■ **Short problem**
Report each line of the data that includes the word "code".

(A block of data)
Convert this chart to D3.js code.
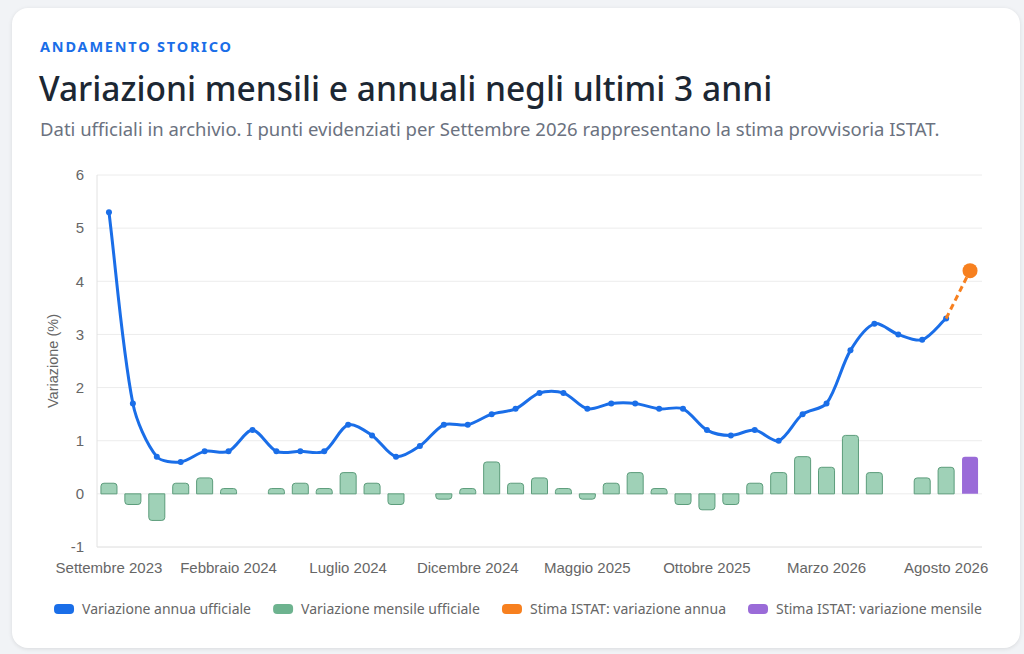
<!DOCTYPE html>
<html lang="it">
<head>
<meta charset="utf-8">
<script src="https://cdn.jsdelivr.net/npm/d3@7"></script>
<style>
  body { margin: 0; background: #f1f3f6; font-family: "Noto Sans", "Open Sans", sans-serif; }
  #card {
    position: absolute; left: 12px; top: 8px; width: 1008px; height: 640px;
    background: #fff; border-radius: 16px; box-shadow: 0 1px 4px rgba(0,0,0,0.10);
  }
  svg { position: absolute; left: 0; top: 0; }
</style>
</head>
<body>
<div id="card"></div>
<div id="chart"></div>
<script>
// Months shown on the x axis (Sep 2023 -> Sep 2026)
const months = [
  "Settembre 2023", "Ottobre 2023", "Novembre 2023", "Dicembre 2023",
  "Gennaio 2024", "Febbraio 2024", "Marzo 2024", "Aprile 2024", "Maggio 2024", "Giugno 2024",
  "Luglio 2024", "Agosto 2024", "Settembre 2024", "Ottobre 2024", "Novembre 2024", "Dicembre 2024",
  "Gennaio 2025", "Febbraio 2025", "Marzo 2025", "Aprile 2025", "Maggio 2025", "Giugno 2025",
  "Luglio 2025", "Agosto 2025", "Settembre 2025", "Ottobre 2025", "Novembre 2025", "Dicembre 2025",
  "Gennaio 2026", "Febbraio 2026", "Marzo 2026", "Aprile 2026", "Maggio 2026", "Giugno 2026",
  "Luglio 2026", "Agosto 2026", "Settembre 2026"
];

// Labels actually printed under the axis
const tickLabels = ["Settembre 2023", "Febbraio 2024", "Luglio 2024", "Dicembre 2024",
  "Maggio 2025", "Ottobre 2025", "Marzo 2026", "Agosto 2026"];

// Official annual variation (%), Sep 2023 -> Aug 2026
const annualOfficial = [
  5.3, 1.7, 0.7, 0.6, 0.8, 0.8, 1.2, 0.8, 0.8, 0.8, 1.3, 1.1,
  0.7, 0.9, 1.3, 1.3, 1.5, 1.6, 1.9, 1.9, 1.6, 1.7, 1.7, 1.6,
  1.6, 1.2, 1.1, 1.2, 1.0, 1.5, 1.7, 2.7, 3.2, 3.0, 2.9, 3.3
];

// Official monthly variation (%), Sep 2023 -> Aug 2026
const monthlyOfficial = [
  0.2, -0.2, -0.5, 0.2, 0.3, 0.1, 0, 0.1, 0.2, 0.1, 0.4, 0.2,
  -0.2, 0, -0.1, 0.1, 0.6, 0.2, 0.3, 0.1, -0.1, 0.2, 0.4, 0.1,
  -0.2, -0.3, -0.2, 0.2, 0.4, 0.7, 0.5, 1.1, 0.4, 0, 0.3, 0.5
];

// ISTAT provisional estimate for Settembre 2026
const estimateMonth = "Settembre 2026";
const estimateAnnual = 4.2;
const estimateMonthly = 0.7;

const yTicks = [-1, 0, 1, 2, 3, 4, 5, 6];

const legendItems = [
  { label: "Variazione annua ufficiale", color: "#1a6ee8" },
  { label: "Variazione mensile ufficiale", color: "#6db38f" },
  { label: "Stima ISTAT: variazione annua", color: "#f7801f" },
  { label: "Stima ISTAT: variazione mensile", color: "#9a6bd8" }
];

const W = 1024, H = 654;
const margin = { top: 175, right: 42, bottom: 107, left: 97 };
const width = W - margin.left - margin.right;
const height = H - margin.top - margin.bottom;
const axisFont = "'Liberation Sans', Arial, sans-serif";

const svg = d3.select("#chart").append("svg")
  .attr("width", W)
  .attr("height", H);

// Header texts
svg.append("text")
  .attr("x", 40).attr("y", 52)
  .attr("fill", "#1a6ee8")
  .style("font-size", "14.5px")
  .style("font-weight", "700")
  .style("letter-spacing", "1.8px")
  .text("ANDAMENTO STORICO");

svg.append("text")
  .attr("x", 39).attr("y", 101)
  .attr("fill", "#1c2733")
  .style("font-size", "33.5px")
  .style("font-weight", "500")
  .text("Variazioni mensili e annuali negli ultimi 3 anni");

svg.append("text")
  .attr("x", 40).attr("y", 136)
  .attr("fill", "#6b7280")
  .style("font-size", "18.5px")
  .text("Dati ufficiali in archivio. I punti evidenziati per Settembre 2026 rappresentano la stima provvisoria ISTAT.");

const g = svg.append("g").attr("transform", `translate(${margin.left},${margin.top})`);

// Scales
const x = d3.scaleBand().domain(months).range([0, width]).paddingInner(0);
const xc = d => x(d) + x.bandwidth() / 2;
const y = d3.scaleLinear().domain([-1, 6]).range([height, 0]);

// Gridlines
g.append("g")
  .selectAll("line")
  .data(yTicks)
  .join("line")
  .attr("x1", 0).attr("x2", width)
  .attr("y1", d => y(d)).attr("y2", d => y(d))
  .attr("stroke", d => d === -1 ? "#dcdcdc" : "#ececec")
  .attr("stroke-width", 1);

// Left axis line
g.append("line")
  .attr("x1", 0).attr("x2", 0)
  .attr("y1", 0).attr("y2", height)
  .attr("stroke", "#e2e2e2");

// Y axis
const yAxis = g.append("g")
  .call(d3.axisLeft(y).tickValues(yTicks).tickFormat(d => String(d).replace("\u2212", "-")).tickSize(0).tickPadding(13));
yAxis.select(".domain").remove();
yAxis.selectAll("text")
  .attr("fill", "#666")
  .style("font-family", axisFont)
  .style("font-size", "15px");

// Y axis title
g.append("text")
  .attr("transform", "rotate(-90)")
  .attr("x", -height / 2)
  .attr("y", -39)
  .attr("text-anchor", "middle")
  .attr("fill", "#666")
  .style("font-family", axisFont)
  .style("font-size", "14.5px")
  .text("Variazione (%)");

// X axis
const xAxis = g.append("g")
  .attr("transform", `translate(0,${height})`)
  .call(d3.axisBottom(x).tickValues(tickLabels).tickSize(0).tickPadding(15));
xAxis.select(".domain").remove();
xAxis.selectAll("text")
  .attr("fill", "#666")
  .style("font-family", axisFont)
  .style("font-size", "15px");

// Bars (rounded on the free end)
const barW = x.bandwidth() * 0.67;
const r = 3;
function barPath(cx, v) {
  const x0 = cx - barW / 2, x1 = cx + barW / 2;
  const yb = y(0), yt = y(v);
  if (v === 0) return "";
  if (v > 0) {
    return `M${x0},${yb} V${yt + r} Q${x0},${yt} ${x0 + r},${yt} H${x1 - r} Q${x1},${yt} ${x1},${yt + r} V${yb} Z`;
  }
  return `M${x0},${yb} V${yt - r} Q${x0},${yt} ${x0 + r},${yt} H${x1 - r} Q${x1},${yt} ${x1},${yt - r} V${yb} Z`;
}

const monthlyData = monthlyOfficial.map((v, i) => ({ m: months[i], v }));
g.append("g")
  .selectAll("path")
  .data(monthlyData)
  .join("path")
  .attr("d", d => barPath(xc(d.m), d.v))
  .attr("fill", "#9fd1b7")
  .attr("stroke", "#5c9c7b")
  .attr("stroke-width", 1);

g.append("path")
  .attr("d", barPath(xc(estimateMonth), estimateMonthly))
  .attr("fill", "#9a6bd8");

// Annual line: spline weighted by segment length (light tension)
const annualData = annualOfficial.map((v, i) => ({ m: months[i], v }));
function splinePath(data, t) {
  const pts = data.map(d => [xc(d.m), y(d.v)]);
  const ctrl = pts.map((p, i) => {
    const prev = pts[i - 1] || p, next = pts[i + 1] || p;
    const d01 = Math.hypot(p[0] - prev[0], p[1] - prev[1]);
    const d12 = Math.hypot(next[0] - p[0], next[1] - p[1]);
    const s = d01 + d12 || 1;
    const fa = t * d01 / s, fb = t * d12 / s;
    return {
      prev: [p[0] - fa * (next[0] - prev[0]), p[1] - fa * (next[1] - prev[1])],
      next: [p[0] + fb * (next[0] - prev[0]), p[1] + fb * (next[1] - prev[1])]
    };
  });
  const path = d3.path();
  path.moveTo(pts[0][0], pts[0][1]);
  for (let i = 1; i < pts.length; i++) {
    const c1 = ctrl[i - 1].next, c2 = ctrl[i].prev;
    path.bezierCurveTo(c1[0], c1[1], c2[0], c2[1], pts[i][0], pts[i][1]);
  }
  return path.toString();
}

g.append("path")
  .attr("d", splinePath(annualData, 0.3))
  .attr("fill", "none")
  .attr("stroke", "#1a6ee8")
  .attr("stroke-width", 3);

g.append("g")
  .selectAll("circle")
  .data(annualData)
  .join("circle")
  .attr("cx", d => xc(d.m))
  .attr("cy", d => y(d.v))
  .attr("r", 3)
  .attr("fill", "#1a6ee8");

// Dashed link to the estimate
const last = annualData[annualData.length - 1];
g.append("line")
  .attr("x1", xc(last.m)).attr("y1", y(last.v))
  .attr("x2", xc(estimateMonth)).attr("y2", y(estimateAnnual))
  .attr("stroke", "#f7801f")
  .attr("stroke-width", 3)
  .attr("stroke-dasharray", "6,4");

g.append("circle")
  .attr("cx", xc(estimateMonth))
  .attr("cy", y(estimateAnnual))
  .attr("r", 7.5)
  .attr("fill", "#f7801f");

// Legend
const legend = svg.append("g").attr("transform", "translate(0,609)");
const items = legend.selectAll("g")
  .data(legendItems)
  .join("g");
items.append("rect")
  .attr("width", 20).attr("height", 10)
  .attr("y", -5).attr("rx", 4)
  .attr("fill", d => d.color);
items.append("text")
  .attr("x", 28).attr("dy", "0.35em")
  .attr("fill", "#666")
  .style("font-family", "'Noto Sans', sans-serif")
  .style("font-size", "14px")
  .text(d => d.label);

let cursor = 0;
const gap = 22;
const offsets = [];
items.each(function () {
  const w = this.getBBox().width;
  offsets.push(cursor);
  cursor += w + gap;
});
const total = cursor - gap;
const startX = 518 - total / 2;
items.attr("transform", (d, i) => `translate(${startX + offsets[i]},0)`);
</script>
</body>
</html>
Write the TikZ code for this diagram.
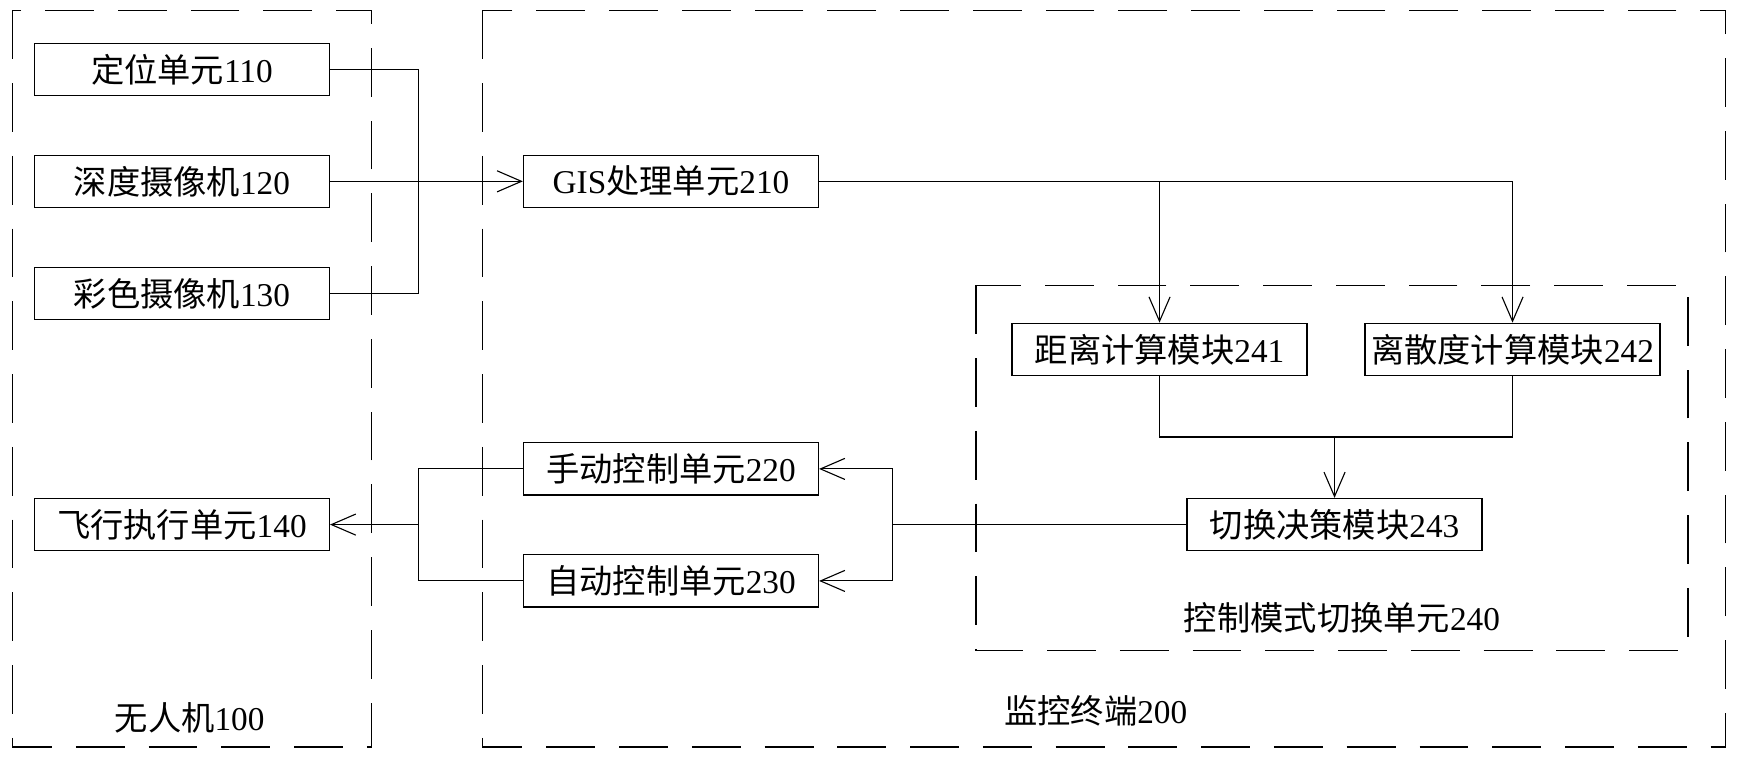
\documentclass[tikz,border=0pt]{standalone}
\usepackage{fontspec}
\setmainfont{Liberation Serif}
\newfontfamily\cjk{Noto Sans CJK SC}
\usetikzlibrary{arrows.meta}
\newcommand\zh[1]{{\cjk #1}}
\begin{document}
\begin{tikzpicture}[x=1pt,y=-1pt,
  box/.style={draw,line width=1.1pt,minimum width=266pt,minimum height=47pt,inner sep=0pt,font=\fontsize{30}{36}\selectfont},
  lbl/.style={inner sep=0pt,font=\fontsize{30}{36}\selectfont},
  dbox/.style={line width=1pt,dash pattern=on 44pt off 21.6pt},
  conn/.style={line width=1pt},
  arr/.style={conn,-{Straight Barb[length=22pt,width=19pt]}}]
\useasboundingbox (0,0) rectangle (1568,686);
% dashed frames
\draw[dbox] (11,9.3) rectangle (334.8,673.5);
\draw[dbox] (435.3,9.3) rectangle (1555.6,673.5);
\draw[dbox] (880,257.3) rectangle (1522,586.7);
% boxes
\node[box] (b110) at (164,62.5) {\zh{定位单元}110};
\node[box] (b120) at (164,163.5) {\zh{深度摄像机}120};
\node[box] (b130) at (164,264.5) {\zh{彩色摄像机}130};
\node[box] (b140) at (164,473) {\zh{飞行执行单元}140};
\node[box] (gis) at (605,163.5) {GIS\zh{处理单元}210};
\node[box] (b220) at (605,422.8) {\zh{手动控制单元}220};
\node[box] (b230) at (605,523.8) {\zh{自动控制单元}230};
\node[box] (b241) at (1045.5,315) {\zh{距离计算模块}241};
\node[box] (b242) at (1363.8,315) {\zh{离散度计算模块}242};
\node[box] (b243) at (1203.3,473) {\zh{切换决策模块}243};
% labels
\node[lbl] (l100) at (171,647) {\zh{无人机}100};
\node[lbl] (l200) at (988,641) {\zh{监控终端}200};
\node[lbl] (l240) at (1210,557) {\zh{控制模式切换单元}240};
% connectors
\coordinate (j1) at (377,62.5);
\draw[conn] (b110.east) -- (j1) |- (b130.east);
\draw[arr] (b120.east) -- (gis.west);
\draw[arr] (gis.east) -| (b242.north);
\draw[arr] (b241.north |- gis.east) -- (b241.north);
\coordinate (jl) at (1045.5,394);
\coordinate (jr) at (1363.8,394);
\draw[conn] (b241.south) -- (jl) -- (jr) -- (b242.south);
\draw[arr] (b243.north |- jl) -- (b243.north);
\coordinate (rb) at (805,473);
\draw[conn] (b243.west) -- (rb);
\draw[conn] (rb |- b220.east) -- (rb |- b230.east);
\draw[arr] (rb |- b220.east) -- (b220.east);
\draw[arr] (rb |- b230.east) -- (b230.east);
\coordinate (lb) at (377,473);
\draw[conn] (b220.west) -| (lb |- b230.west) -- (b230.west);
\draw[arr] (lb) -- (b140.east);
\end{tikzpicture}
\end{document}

■ **Result for this exercise**
Convert this chart to D3.js code.
Write the TikZ code for this diagram.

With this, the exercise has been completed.